**Source code of charts**
━━━━━━━━━━━━━━━━
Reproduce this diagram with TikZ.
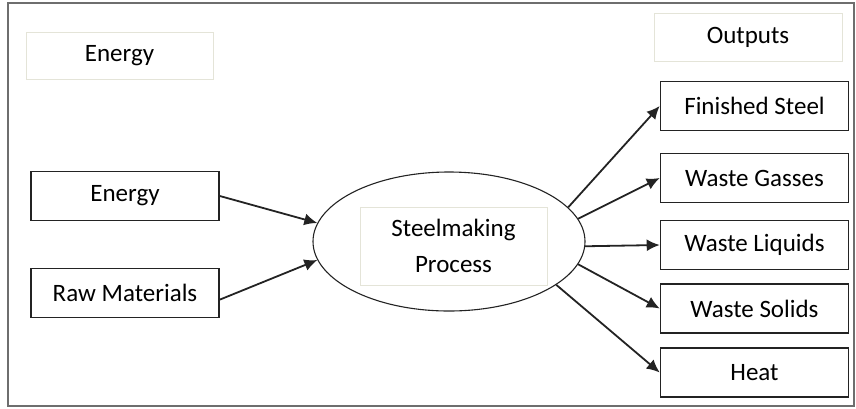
\documentclass[tikz,border=0pt]{standalone}
\usepackage{fontspec}
\setmainfont{Carlito}
\usepackage{tikz}
\usetikzlibrary{shapes, arrows.meta}
\definecolor{framegray}{RGB}{110, 110, 110}
\definecolor{faintline}{RGB}{228, 228, 216}
\definecolor{boxline}{RGB}{35, 35, 35}

\begin{document}
\begin{tikzpicture}[x=1pt, y=-1pt,
  flowbox/.style={draw=boxline, line width=1.6pt, minimum width=188pt, minimum height=49pt, inner sep=0pt, font=\fontsize{25}{30}\selectfont},
  faintbox/.style={draw=faintline, line width=0.8pt, inner sep=0pt, font=\fontsize{25}{30}\selectfont},
  flow/.style={draw=boxline, line width=1.8pt, -{Latex[length=13pt, width=12pt]}}]

  \useasboundingbox (0,0) rectangle (856,408);

  % Outer frame
  \draw[framegray, line width=1.3pt] (8,3) rectangle (854,406);

  % Headings
  \node[faintbox, minimum width=187pt, minimum height=47pt] (energyhead) at (119.5, 55.5) {Energy};
  \node[faintbox, minimum width=188pt, minimum height=48pt] (outputshead) at (748, 37) {Outputs};

  % Inputs
  \node[flowbox] (energy) at (125, 196) {Energy};
  \node[flowbox] (raw) at (125, 293) {Raw Materials};

  % Process
  \node[draw=boxline, ellipse, line width=1.1pt, minimum width=272pt, minimum height=139pt, inner sep=0pt] (process) at (449, 241.5) {};
  \node[faintbox, minimum width=187pt, minimum height=78pt, align=center, font=\fontsize{25}{36}\selectfont] (processlabel) at (453.5, 246) {Steelmaking\\Process};

  % Outputs
  \node[flowbox] (steel) at (754.5, 106) {Finished Steel};
  \node[flowbox] (gasses) at (754.5, 178) {Waste Gasses};
  \node[flowbox] (liquids) at (754.5, 245) {Waste Liquids};
  \node[flowbox] (solids) at (754.5, 308.5) {Waste Solids};
  \node[flowbox] (heat) at (754.5, 372.5) {Heat};

  % Flows in and out
  \draw[flow] (energy.east) -- (process.172);
  \draw[flow] (raw.-4) -- (process.188);
  \draw[flow] (process.16) -- (steel.west);
  \draw[flow] (process.10) -- (gasses.west);
  \draw[flow] (process.-2) -- (liquids.west);
  \draw[flow] (process.-10) -- (solids.west);
  \draw[flow] (process.-22) -- (heat.west);
\end{tikzpicture}
\end{document}
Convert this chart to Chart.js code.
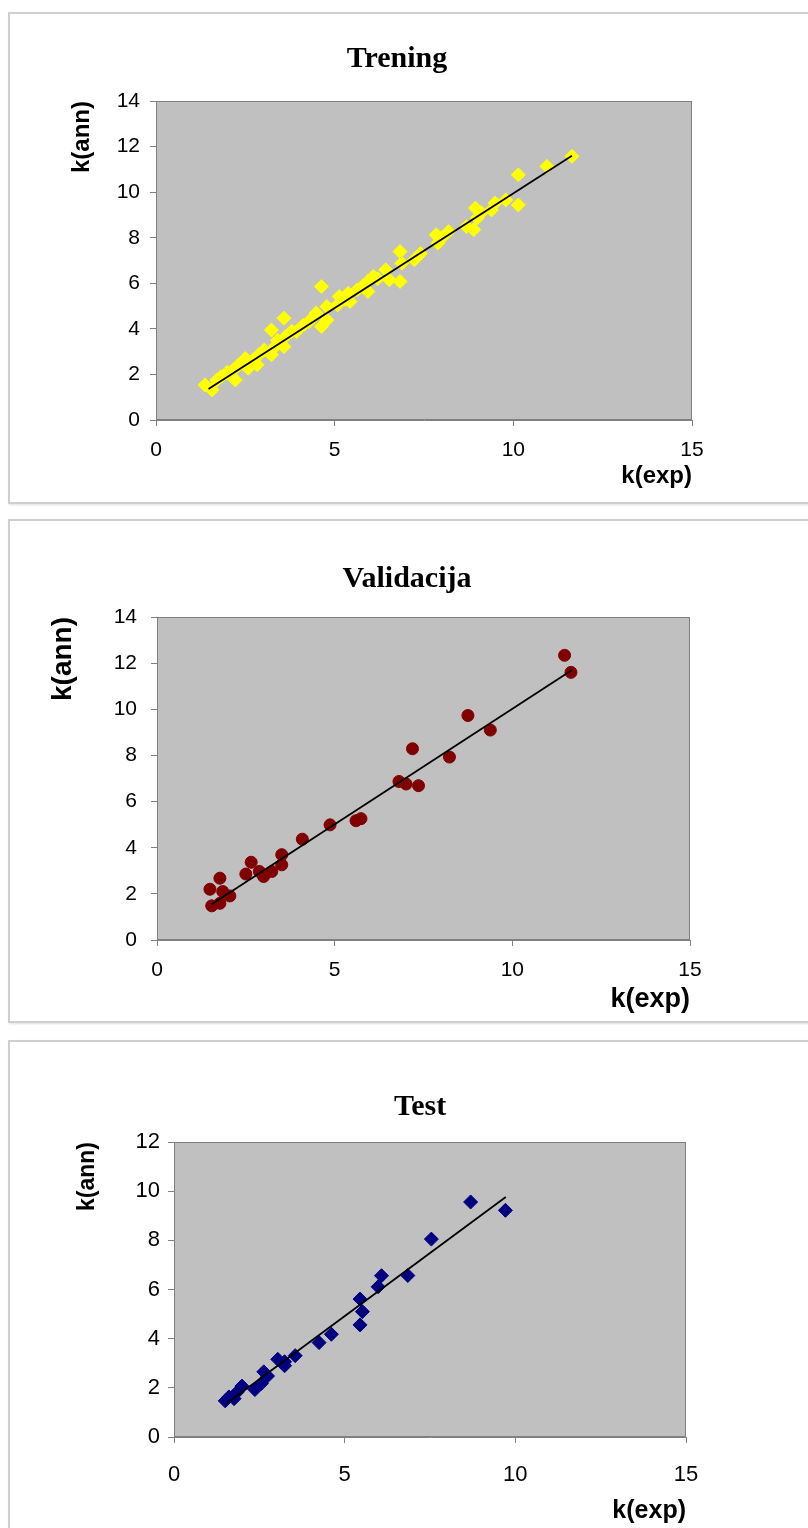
━━━━━━━━━━━━━━━━
**THE PROBLEM**
Give the material again exactly as it is, but keep the pictures out.

**OUTPUT FOR THIS EXERCISE**
Reproduce this diagram with TikZ.
\documentclass[tikz,border=0pt]{standalone}
\usepackage{fontspec}
\setmainfont{Carlito}
\usepackage{tikz}
\usetikzlibrary{shapes, arrows.meta}
\definecolor{framegray}{RGB}{110, 110, 110}
\definecolor{faintline}{RGB}{228, 228, 216}
\definecolor{boxline}{RGB}{35, 35, 35}

\begin{document}
\begin{tikzpicture}[x=1pt, y=-1pt,
  flowbox/.style={draw=boxline, line width=1.6pt, minimum width=188pt, minimum height=49pt, inner sep=0pt, font=\fontsize{25}{30}\selectfont},
  faintbox/.style={draw=faintline, line width=0.8pt, inner sep=0pt, font=\fontsize{25}{30}\selectfont},
  flow/.style={draw=boxline, line width=1.8pt, -{Latex[length=13pt, width=12pt]}}]

  \useasboundingbox (0,0) rectangle (856,408);

  % Outer frame
  \draw[framegray, line width=1.3pt] (8,3) rectangle (854,406);

  % Headings
  \node[faintbox, minimum width=187pt, minimum height=47pt] (energyhead) at (119.5, 55.5) {Energy};
  \node[faintbox, minimum width=188pt, minimum height=48pt] (outputshead) at (748, 37) {Outputs};

  % Inputs
  \node[flowbox] (energy) at (125, 196) {Energy};
  \node[flowbox] (raw) at (125, 293) {Raw Materials};

  % Process
  \node[draw=boxline, ellipse, line width=1.1pt, minimum width=272pt, minimum height=139pt, inner sep=0pt] (process) at (449, 241.5) {};
  \node[faintbox, minimum width=187pt, minimum height=78pt, align=center, font=\fontsize{25}{36}\selectfont] (processlabel) at (453.5, 246) {Steelmaking\\Process};

  % Outputs
  \node[flowbox] (steel) at (754.5, 106) {Finished Steel};
  \node[flowbox] (gasses) at (754.5, 178) {Waste Gasses};
  \node[flowbox] (liquids) at (754.5, 245) {Waste Liquids};
  \node[flowbox] (solids) at (754.5, 308.5) {Waste Solids};
  \node[flowbox] (heat) at (754.5, 372.5) {Heat};

  % Flows in and out
  \draw[flow] (energy.east) -- (process.172);
  \draw[flow] (raw.-4) -- (process.188);
  \draw[flow] (process.16) -- (steel.west);
  \draw[flow] (process.10) -- (gasses.west);
  \draw[flow] (process.-2) -- (liquids.west);
  \draw[flow] (process.-10) -- (solids.west);
  \draw[flow] (process.-22) -- (heat.west);
\end{tikzpicture}
\end{document}
Convert this chart to Chart.js code.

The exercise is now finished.